About a week into taking medication, John noticed heartburn. A lump in his throat that made him want to eat or drink to get the feeling of the lump to go away. His bowel habits changed too: He was no longer regularly going to the bathroom each morning. His stool was more loose than before. Because of his heartburn, he was less hungry and even noticed some slight weight loss. At times after taking his medicine, he would feel slightly nauseous—not to the point of vomiting, but certainly something worth noting. He also experienced a mild, dull headache on some days.

Day 7 to 14: Irritability and Sleepiness

Just as the heartburn began to subside, John began to notice he was becoming a little more irritable. It was hard to say if this was more of the same he had before, but he worried it may have become a bit worse. He was a bit quicker with his temper and would snap a bit more than he would have in the past. It was not a 40 percent increase, but certainly 10 to 20 percent more. Worried that he was getting worse, not better, he called his psychiatrist and was advised to continue, that his response was normal. He was very close to stopping the medication.

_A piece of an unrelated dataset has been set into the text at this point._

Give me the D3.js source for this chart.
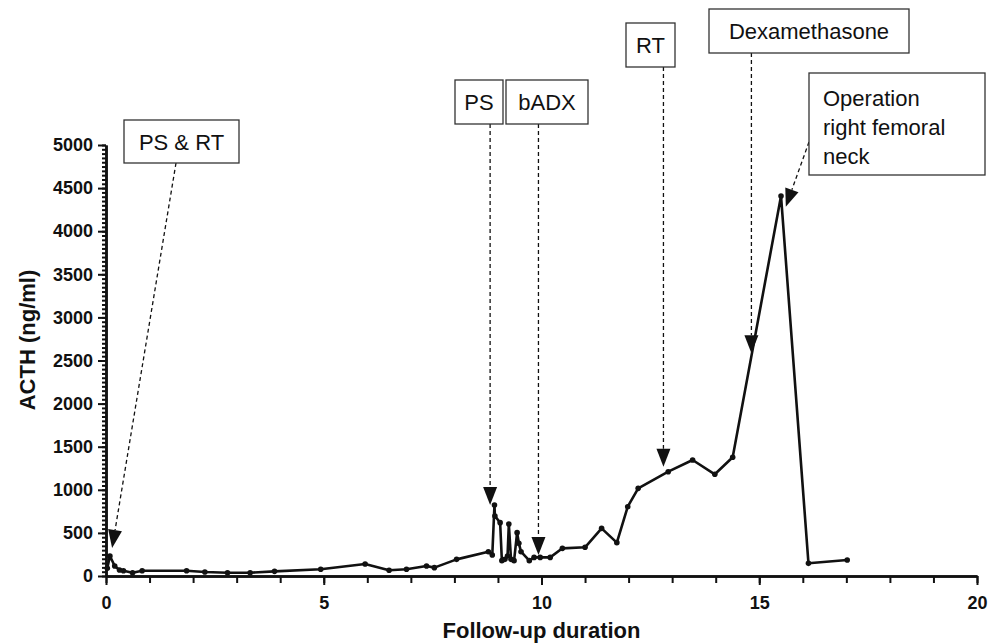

Then the sleepiness began. Within one to two hours of taking his medication in the morning, he would begin yawning excessively and almost wanting to take a nap by 10:00 each morning. His coffee use increased from one cup in the morning to two to three cups per day, and he would sometimes visibly yawn through meetings. Being sleepy also affected his memory—he was slower to find words, remember facts, and overall felt a lot less sharp than he was used to. He was still waking up too early each morning, sleeping about six hours per night. So far, it seemed the medicine made things worse, not better, and he continued to question what he was doing.

Day 14 to 21: Relief!

Fortunately, about two weeks into starting the medication, the heartburn, nausea, and headaches had subsided. After a grueling week of yawning and sleepiness, the daytime energy (and his memory) also began to improve. As the nasty side effects began to fade, it became easier to notice what else had changed in his life.

Day 21 to 28: Feeling Smug and Giggling

About three weeks since starting his medicine, John became more accustomed to taking it. He kept extra pills in his car and office for the rare instances he did forget, but overall taking the pill was something he did with brushing his teeth. It also felt like some accomplishment to have gotten past the initial side effects. His libido had decreased a bit—initially he had not even thought of sex for the first two weeks, but now those thoughts were returning, and everything still worked when he tried. Then he noticed what was starting to go right.

John began to notice that he would giggle or laugh out loud more. His friends and family seemed funnier, and in some carefree moments, he found himself laughing a lot more. Problems he would obsess about before, he could now recognize, and ignore in a healthy way. He was sweating the small stuff less and aware of it. That made him happy. Some (small) problems actually do solve themselves, and it's nice to have the energy and focus to worry about what really matters.

Sitting in the evenings, he began to feel smug. Or cozy. Or, at peace. In these rare moments, he began to have the feeling that "everything is alright." The screaming anxious thoughts in his head had subsided. The constant thinking about what should have been done or said, or what needed to be done later, were replaced by a calm presence, and perhaps even gratitude for the way things were. His friend found him easier to deal with as he was generally less upset and less reactive. He had time to ask his friends about their problems, rather than being obsessed with his own. Did his problems go away? No. But he certainly felt the bumps of life about 20 percent less. A 20 percent shock absorber is a powerful tool on the busy and bumpy road of daily life.